Um debate teórico sobre socialismo ou capitalismo, de acordo com Erundina, criaria uma polêmica que atrapalharia a discussão de questões estruturantes do País. “O que a gente precisa neste ano é discutir o País, o método de gestão, quebrar essa polarização entre PT e PSDB. É um ano para se discutir a desigualdade, a violência, o baixo crescimento, a cidadania que está faltando para o povo e não ficar discutindo uma tese abstrata que não faz sentido para a sociedade”, defendeu.

Entre os mais próximos a Eduardo Campos, no entanto, a disposição do pré-candidato de reformar o estatuto é necessária, no entanto, a avaliação é de que enfrentar este debate dentro do partido em um ano eleitoral significaria provocar uma situação de desunião que poderia prejudicar a campanha.

Além da “socialização dos meios de produção”, os pontos que limitam a propriedade privada, pontos centrais do manifesto socialista, são considerados ultrapassados. “O partido tem hoje cerca de um milhão de filiados e posso garantir que 90% só vieram a tomar conhecimento da questão dos meios de produção agora, depois desta polêmica”, disse o deputado Júlio Delgado (PSB-MG).

“Se for possível mudar na convenção, acho que não teria nem disputa, se precisar fazer um congresso dentro da convenção, pode também ser feito”, ponderou o deputado, um dos mais próximos a Campos.
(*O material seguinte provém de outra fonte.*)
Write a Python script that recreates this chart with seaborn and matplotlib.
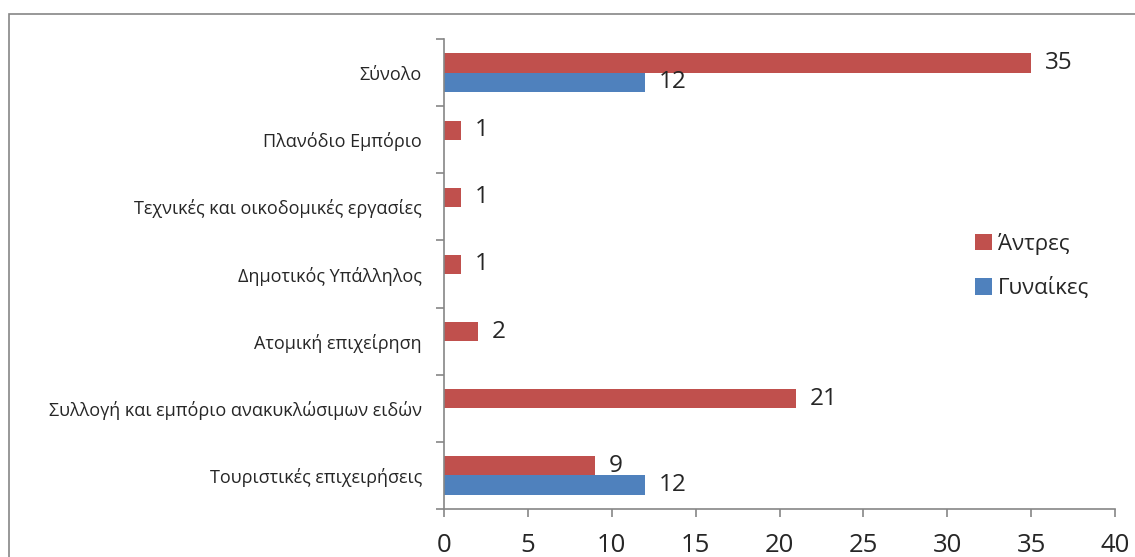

Também fundador do partido, o senador João Capiberibe (PSB-AP) concorda com Campos ao defender que a mudança no estatuto é necessária. “De 1947 para cá houve uma grande mudança em relação aos meios de produção, ao ponto de tornar essa expressão até inadequada nos dias de hoje. É necessário que façamos uma evolução deste conceito”, defendeu o senador.

“Acho que podemos mudar o termo socialização dos meios de produção para socialização dos recursos naturais. Quem sabe até o pessoal da Marina possa contribuir com a gente para a revisão do programa para que a gente possa perseguir como objetivo do partido garantir que todos tenham acesso à água, ao solo e à atmosfera”, sugeriu o senador.